Agreement in the trialogue for the application of AI.

VS – 12/2023

Negotiators from the European Parliament and the Council reached a compromise on the EU's planned regulation covering AI systems on Friday 8 December after a marathon 36-hour negotiating session. The compromise follows the risk-based approach included in the European Commission's (EC) draft law of 21 April 2021. Points of contention during the final phase were regulating the so-called basic AI models, such as those on which ChatGPT is based, as well as the possibilities of biometric monitoring being implemented.

Risk-based approach

The vast majority of AI applications will fall into the minimal risk category, which does not have to fulfil any requirements. They include AI-supported recommendation systems or filters. Conversely, strict requirements will apply to AI systems categorised as high-risk. They also apply to risk mitigation systems, data set quality, documentation, information for users and cybersecurity issues as well as mandatory human supervision. Such high-risk AI systems also include critical infrastructures as well as the systems used in law enforcement, border controlling and justice.

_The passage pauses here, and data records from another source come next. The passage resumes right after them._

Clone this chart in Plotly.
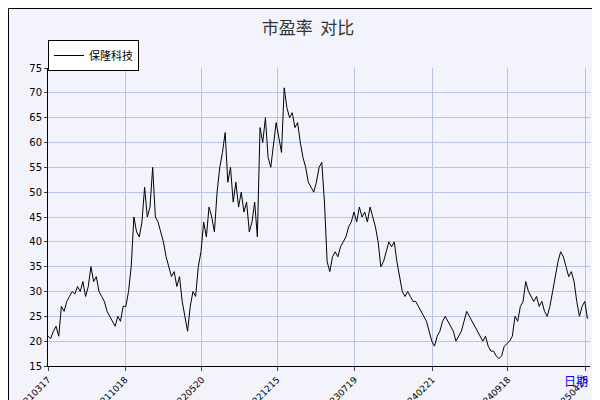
import plotly.graph_objects as go
import pandas as pd

start = pd.Timestamp("2021-03-17")
end = pd.Timestamp("2025-04-28")
pe_values = [21, 20.5, 22, 23, 21, 27, 26, 28, 29, 30, 29.5, 31, 30, 32, 29, 31, 35, 32, 33, 30,
             29, 28, 26, 25, 24, 23, 25, 24, 27, 27, 30, 35, 45, 42, 41, 44, 51, 45, 47, 55, 45,
             44, 42, 40, 37, 35, 33, 34, 31, 33, 28, 25, 22, 27, 30, 29, 35, 38, 44, 41, 47, 45,
             42, 50, 55, 58, 62, 52, 55, 48, 52, 47, 50, 46, 48, 42, 44, 48, 41, 63, 60, 65, 57,
             55, 60, 64, 61, 58, 71, 67, 65, 66, 63, 64, 60, 57, 55, 52, 51, 50, 52, 55, 56, 48,
             36, 34, 37, 38, 37, 39, 40, 41, 43, 44, 46, 44, 47, 45, 46, 44, 47, 45, 43, 40, 35,
             36, 38, 40, 39, 40, 36, 33, 30, 29, 30, 29, 28, 28, 27, 26, 25, 24, 22, 20, 19, 21,
             22, 24, 25, 24, 23, 22, 20, 21, 22, 24, 26, 25, 24, 23, 22, 21, 20, 21, 19, 18, 18,
             17, 16.5, 17, 19, 19.5, 20, 21, 25, 24, 27, 28, 32, 30, 29, 28, 29, 27, 28, 26, 25,
             27, 30, 33, 36, 38, 37, 35, 33, 34, 32, 28, 25, 27, 28, 24.5]

dates = pd.date_range(start, end, periods=len(pe_values))

tick_labels = ["20210317", "20211018", "20220520", "20221215", "20230719", "20240221", "20240918", "20250423"]
tick_dates = [pd.Timestamp(t) for t in tick_labels]
y_ticks = [15, 20, 25, 30, 35, 40, 45, 50, 55, 60, 65, 70, 75]

PW, PH = 542, 298
def px(x): return (x - 40) / PW
def py(y): return (358 - y) / PH

fig = go.Figure(go.Scatter(x=dates, y=pe_values, mode="lines", name="保隆科技",
                           line=dict(color="black", width=1)))
fig.update_layout(
    width=600, height=400, margin=dict(l=40, r=18, t=60, b=42, autoexpand=False),
    paper_bgcolor="#f3f4fb", plot_bgcolor="#dce3f6",
    title=dict(text="市盈率  对比", x=0.5, y=0.965, xanchor="center",
               font=dict(size=17, color="#333", family="Noto Sans CJK SC")),
    font=dict(family="DejaVu Sans", size=10, color="black"),
    showlegend=True,
    legend=dict(x=0.0, y=py(32), xanchor="left", yanchor="top", bgcolor="white",
                bordercolor="black", borderwidth=1, font=dict(size=11, family="Noto Sans CJK SC")),
    shapes=[
        dict(type="rect", xref="paper", yref="paper", x0=px(44), x1=px(126), y0=py(60), y1=py(36),
             line=dict(width=0), fillcolor="#aaaaaa", layer="below"),
        dict(type="rect", xref="paper", yref="paper", x0=px(5), x1=px(599), y0=py(399), y1=py(6),
             line=dict(width=0), fillcolor="#777777", layer="below"),
        dict(type="rect", xref="paper", yref="paper", x0=px(0.5), x1=px(594), y0=py(394), y1=py(0.5),
             line=dict(color="black", width=1), fillcolor="#f3f4fb", layer="below"),
    ],
    annotations=[dict(text="日期", xref="paper", yref="paper", x=1.0, y=py(362), xanchor="right",
                      yanchor="top", showarrow=False, font=dict(color="blue", size=12,
                                                               family="Noto Sans CJK SC"))],
)
fig.update_xaxes(tickvals=tick_dates, ticktext=tick_labels, tickangle=-45, showgrid=True,
                 gridcolor="#b7c3ea", ticks="outside", ticklen=4, showline=True, linecolor="black",
                 range=[start, pd.Timestamp("2025-05-05")], tickfont=dict(size=9))
fig.update_yaxes(tickvals=y_ticks, range=[15, 75], showgrid=True, gridcolor="#b7c3ea",
                 ticks="outside", ticklen=3, showline=True, linecolor="black", tickfont=dict(size=10))
fig.write_html("out.html")
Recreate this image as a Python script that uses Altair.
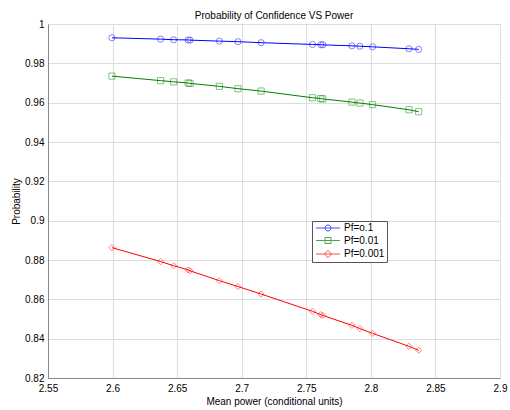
import altair as alt
import pandas as pd

# Data
mean_power = [2.5995, 2.6372, 2.6473, 2.6585, 2.6600, 2.6827, 2.6971, 2.7150,
              2.7548, 2.7612, 2.7628, 2.7853, 2.7915, 2.8013, 2.8295, 2.8370]
pf_01 = [0.9930, 0.9923, 0.9920, 0.9919, 0.9918, 0.9913, 0.9910, 0.9905,
         0.9896, 0.9895, 0.9894, 0.9889, 0.9887, 0.9884, 0.9874, 0.9871]
pf_001 = [0.9735, 0.9712, 0.9706, 0.9700, 0.9698, 0.9683, 0.9671, 0.9659,
          0.9625, 0.9621, 0.9619, 0.9603, 0.9598, 0.9590, 0.9564, 0.9554]
pf_0001 = [0.8863, 0.8792, 0.8771, 0.8750, 0.8745, 0.8695, 0.8665, 0.8627,
           0.8539, 0.8522, 0.8518, 0.8468, 0.8451, 0.8427, 0.8361, 0.8341]

series_names = ["Pf=o.1", "Pf=0.01", "Pf=0.001"]
series_colors = ["#0000ff", "#008000", "#ff0000"]
marker_shapes = ["circle", "square", "diamond"]
legend_shapes = [
    "M-4,0L4,0M1,0A1,1,0,1,1,-1,0A1,1,0,1,1,1,0",
    "M-4,0L4,0M-1,-1L1,-1L1,1L-1,1Z",
    "M-4,0L4,0M0,-1.2L1.2,0L0,1.2L-1.2,0Z",
]
x_ticks = [2.55, 2.6, 2.65, 2.7, 2.75, 2.8, 2.85, 2.9]
y_ticks = [0.82, 0.84, 0.86, 0.88, 0.9, 0.92, 0.94, 0.96, 0.98, 1.0]

rows = []
for name, vals in zip(series_names, [pf_01, pf_001, pf_0001]):
    for xv, yv in zip(mean_power, vals):
        rows.append({"power": xv, "prob": yv, "series": name})
df = pd.DataFrame(rows)

FONT = "Liberation Sans"

x_enc = alt.X("power:Q", scale=alt.Scale(domain=[2.55, 2.9], nice=False, zero=False),
              axis=alt.Axis(values=x_ticks, tickCount=20, format="~g",
                            title="Mean power (conditional units)",
                            grid=True, ticks=False, labelPadding=5, titlePadding=3,
                            labelOverlap=False, labelFlush=False,
                            titleFontWeight="normal", titleFont=FONT, titleFontSize=10))
y_enc = alt.Y("prob:Q", scale=alt.Scale(domain=[0.82, 1.0], nice=False, zero=False),
              axis=alt.Axis(values=y_ticks, tickCount=20, format="~g", title="Probability",
                            grid=True, ticks=False, labelPadding=4, titlePadding=3,
                            labelOverlap=False, labelFlush=False,
                            titleFontWeight="normal", titleFont=FONT, titleFontSize=10))

color_main = alt.Color("series:N", scale=alt.Scale(domain=series_names, range=series_colors),
                       legend=None)

lines = alt.Chart(df).mark_line(strokeWidth=1).encode(
    x=x_enc, y=y_enc, color=color_main, detail="series:N")

points = alt.Chart(df).mark_point(filled=False, size=38, strokeWidth=0.8, opacity=0.6).encode(
    x="power:Q", y="prob:Q",
    color=alt.Color("series:N", scale=alt.Scale(domain=series_names, range=series_colors), legend=None),
    shape=alt.Shape("series:N", scale=alt.Scale(domain=series_names, range=marker_shapes), legend=None),
)

legend_def = alt.Legend(title=None, orient="none", legendX=264, legendY=197,
                        strokeColor="#555", fillColor="white", padding=2,
                        labelFontSize=10, labelFont=FONT, labelColor="black",
                        symbolSize=36, symbolStrokeWidth=1, symbolOffset=9,
                        labelOffset=11, rowPadding=2.5, cornerRadius=0)

legend_layer = alt.Chart(df).transform_filter("false").mark_point(filled=False).encode(
    x="power:Q", y="prob:Q",
    color=alt.Color("series:N", scale=alt.Scale(domain=series_names, range=series_colors),
                    legend=legend_def, sort=series_names),
    shape=alt.Shape("series:N", scale=alt.Scale(domain=series_names, range=legend_shapes),
                    legend=legend_def, sort=series_names),
)

chart = alt.layer(lines, points, legend_layer).resolve_scale(
    color="independent", shape="independent"
).properties(
    width=452, height=354,
    title=alt.Title("Probability of Confidence VS Power", fontSize=10, font=FONT,
                    fontWeight="normal", color="black", offset=7, dy=9),
    autosize=alt.AutoSizeParams(type="none"),
    padding={"left": 48, "top": 24, "right": 10, "bottom": 32},
).configure_view(stroke="#444", strokeWidth=1).configure_axis(
    labelFont=FONT, labelFontSize=10, labelColor="black",
    titleFont=FONT, titleFontSize=10, titleFontWeight="normal", titleColor="black",
    gridColor="#999", gridDash=[1, 2], gridWidth=0.8, domain=False,
).configure(background="white")

chart.save("out.html", embed_options={"renderer": "svg", "actions": False})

Dangerous practices that entail an unacceptable risk, such as using AI to manipulate free will or for social scoring, should be generally prohibited. Emotion recognition will also be banned in the workplace and in educational institutions.

Transparency obligations

Providers must design their systems in such a way that synthetic content such as audio, video, text and images produced in a machine-readable format are marked as being artificially generated or manipulated and can be recognised as such. When interacting with AI systems such as chatbots, it must be made clear to users that they are in contact with a machine. Deepfakes and other AI-generated content must be therefore marked as such, and users must also be informed whenever systems for biometric categorisation or emotion recognition are being used.

Disclosing the data sources being used

Special regulations will be enacted for large so-called basic AI models, which are trained on an extensive database and can be adapted to a wide range of different tasks. This is intended to ensure transparency along the value chain. A new European Office for Artificial Intelligence will also be set up within the EC. It will monitor how the new regulations that apply to AI models are implemented and enforced in conjunction with the responsible national market monitoring authorities.

What are the next steps

The trialogue's political agreement must now be formally confirmed by the European Parliament and the Council. The AI Act will come into force 20 days after publication in the Official Gazette and will be applied after two years. Exceptions are bans will apply after six months and regulations for large basic models will apply after twelve months.